### Provided data:

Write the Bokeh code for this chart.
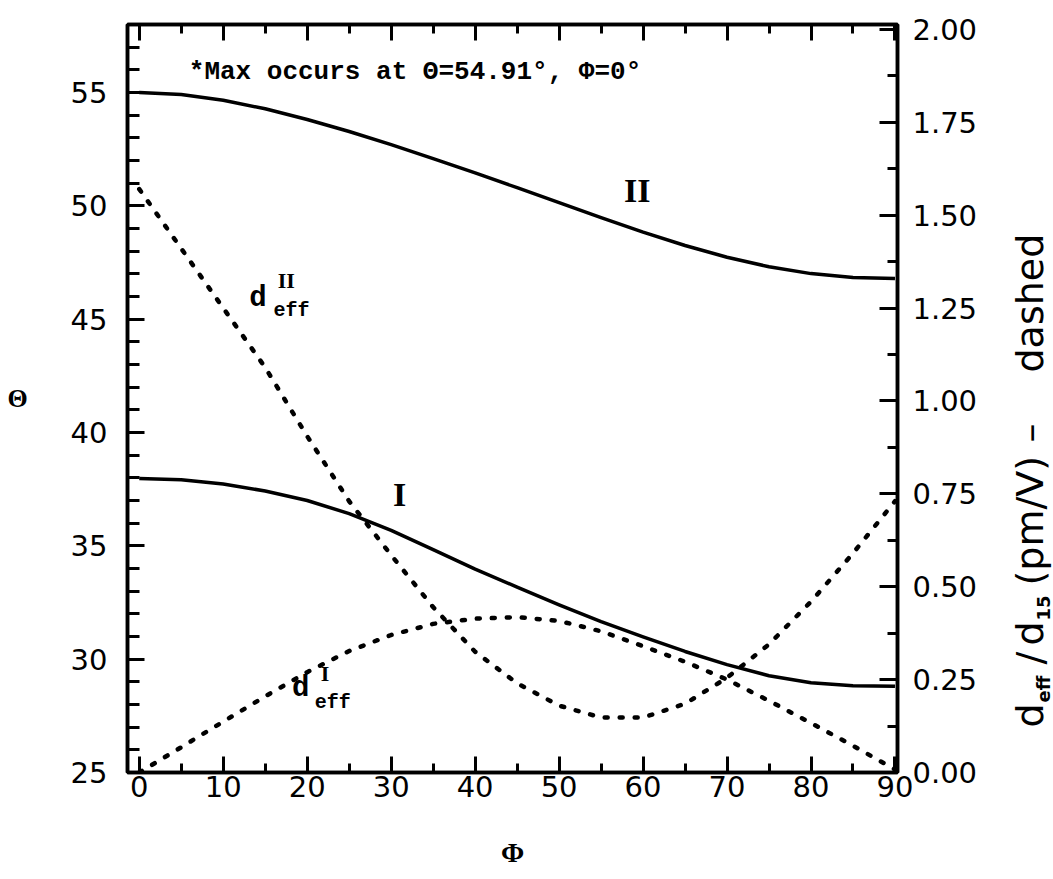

* * *

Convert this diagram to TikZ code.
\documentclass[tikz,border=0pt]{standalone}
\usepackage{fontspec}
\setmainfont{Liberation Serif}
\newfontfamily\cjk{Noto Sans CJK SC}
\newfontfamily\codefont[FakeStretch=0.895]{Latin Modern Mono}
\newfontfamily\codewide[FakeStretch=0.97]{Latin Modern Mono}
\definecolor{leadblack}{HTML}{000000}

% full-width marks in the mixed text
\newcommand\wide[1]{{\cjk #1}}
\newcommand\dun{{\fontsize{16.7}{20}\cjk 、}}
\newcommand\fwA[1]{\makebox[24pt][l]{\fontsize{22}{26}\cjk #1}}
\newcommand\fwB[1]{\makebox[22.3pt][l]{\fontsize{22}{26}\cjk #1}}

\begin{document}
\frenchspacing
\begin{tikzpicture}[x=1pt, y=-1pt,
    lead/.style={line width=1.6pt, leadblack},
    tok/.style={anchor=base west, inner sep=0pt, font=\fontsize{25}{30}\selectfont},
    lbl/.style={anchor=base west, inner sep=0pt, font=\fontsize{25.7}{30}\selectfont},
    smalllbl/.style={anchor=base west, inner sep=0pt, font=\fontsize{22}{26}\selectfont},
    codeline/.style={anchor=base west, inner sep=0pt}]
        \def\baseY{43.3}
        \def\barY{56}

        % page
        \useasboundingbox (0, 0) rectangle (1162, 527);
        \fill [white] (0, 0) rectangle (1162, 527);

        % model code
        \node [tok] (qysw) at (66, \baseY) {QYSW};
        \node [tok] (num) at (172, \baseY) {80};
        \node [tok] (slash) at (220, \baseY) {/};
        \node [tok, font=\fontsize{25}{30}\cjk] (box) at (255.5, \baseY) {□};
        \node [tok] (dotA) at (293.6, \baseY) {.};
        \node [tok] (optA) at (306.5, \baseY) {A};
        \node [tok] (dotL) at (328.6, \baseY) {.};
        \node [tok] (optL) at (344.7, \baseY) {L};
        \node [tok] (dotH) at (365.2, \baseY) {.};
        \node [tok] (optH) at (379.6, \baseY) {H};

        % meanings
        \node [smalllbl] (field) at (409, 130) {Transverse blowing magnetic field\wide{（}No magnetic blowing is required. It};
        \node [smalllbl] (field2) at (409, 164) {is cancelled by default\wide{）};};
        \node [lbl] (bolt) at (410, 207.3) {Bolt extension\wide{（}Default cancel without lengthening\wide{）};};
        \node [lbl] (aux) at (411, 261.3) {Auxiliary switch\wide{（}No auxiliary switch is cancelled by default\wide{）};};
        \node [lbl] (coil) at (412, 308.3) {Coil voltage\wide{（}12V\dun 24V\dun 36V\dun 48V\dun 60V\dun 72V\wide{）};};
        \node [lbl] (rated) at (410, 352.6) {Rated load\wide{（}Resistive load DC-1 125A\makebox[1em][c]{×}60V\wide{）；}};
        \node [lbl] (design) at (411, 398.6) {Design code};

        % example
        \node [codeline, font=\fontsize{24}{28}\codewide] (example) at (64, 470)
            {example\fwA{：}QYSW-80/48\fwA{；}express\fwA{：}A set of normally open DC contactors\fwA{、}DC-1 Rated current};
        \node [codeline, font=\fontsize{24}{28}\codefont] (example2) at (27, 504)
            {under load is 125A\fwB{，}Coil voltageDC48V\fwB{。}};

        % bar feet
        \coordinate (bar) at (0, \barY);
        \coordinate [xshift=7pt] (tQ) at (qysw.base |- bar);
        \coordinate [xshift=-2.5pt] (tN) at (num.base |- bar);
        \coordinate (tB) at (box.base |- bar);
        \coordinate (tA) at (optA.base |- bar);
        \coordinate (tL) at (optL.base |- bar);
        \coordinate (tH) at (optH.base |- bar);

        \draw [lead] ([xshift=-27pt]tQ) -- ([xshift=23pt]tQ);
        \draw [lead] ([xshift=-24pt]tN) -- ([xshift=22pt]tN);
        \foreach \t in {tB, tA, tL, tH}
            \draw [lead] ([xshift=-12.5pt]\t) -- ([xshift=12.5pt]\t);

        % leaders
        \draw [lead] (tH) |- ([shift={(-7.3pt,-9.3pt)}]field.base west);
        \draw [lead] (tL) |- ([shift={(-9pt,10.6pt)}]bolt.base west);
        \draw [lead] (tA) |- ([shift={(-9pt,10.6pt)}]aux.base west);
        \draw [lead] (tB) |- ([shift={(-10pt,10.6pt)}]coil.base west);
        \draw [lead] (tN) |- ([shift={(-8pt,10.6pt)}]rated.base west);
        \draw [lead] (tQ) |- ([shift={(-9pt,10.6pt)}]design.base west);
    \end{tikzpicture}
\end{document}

### Description of the task:
Return exactly the lines from the line that has "Convert this diagram to TikZ code." to the line that has "[tok] (optH) at", both of them included.

### Task output:
Convert this diagram to TikZ code.
\documentclass[tikz,border=0pt]{standalone}
\usepackage{fontspec}
\setmainfont{Liberation Serif}
\newfontfamily\cjk{Noto Sans CJK SC}
\newfontfamily\codefont[FakeStretch=0.895]{Latin Modern Mono}
\newfontfamily\codewide[FakeStretch=0.97]{Latin Modern Mono}
\definecolor{leadblack}{HTML}{000000}

% full-width marks in the mixed text
\newcommand\wide[1]{{\cjk #1}}
\newcommand\dun{{\fontsize{16.7}{20}\cjk 、}}
\newcommand\fwA[1]{\makebox[24pt][l]{\fontsize{22}{26}\cjk #1}}
\newcommand\fwB[1]{\makebox[22.3pt][l]{\fontsize{22}{26}\cjk #1}}

\begin{document}
\frenchspacing
\begin{tikzpicture}[x=1pt, y=-1pt,
    lead/.style={line width=1.6pt, leadblack},
    tok/.style={anchor=base west, inner sep=0pt, font=\fontsize{25}{30}\selectfont},
    lbl/.style={anchor=base west, inner sep=0pt, font=\fontsize{25.7}{30}\selectfont},
    smalllbl/.style={anchor=base west, inner sep=0pt, font=\fontsize{22}{26}\selectfont},
    codeline/.style={anchor=base west, inner sep=0pt}]
        \def\baseY{43.3}
        \def\barY{56}

        % page
        \useasboundingbox (0, 0) rectangle (1162, 527);
        \fill [white] (0, 0) rectangle (1162, 527);

        % model code
        \node [tok] (qysw) at (66, \baseY) {QYSW};
        \node [tok] (num) at (172, \baseY) {80};
        \node [tok] (slash) at (220, \baseY) {/};
        \node [tok, font=\fontsize{25}{30}\cjk] (box) at (255.5, \baseY) {□};
        \node [tok] (dotA) at (293.6, \baseY) {.};
        \node [tok] (optA) at (306.5, \baseY) {A};
        \node [tok] (dotL) at (328.6, \baseY) {.};
        \node [tok] (optL) at (344.7, \baseY) {L};
        \node [tok] (dotH) at (365.2, \baseY) {.};
        \node [tok] (optH) at (379.6, \baseY) {H};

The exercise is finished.